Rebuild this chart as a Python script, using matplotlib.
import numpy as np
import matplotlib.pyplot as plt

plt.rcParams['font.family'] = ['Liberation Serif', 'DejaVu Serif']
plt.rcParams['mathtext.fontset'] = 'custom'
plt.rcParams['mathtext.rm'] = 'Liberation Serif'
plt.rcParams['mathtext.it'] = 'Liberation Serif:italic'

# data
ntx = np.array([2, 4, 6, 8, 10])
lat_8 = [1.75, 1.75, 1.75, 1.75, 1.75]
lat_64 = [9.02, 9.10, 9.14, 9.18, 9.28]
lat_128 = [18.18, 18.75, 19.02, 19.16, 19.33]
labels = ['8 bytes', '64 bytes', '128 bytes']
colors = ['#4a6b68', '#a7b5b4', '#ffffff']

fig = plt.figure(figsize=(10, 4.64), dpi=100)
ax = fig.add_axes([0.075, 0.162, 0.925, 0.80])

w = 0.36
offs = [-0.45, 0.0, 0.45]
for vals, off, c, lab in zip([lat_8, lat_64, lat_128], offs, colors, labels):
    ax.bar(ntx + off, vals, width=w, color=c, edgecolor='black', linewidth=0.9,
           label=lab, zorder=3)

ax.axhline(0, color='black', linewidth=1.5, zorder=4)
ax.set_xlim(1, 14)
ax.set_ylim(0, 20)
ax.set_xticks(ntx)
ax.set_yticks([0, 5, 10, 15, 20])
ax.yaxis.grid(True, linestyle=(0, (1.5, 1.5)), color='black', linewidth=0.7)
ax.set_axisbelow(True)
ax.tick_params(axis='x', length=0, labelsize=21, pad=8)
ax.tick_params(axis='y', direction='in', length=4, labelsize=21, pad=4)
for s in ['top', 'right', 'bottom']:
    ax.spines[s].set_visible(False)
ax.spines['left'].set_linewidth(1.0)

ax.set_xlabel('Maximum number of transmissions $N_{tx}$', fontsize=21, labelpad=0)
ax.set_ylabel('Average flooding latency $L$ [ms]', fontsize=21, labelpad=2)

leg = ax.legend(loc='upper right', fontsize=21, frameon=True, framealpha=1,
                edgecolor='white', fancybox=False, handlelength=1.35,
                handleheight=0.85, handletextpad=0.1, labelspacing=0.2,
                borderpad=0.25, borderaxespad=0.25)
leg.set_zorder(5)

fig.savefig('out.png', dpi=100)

• _WORK TO COMPLETE_
Write out exactly the lines from the start of the material through the line with "plt.rcParams['mathtext.it'] = 'Liberation". No other output is expected.

• _WRITTEN RESPONSE_
Rebuild this chart as a Python script, using matplotlib.
import numpy as np
import matplotlib.pyplot as plt

plt.rcParams['font.family'] = ['Liberation Serif', 'DejaVu Serif']
plt.rcParams['mathtext.fontset'] = 'custom'
plt.rcParams['mathtext.rm'] = 'Liberation Serif'
plt.rcParams['mathtext.it'] = 'Liberation Serif:italic'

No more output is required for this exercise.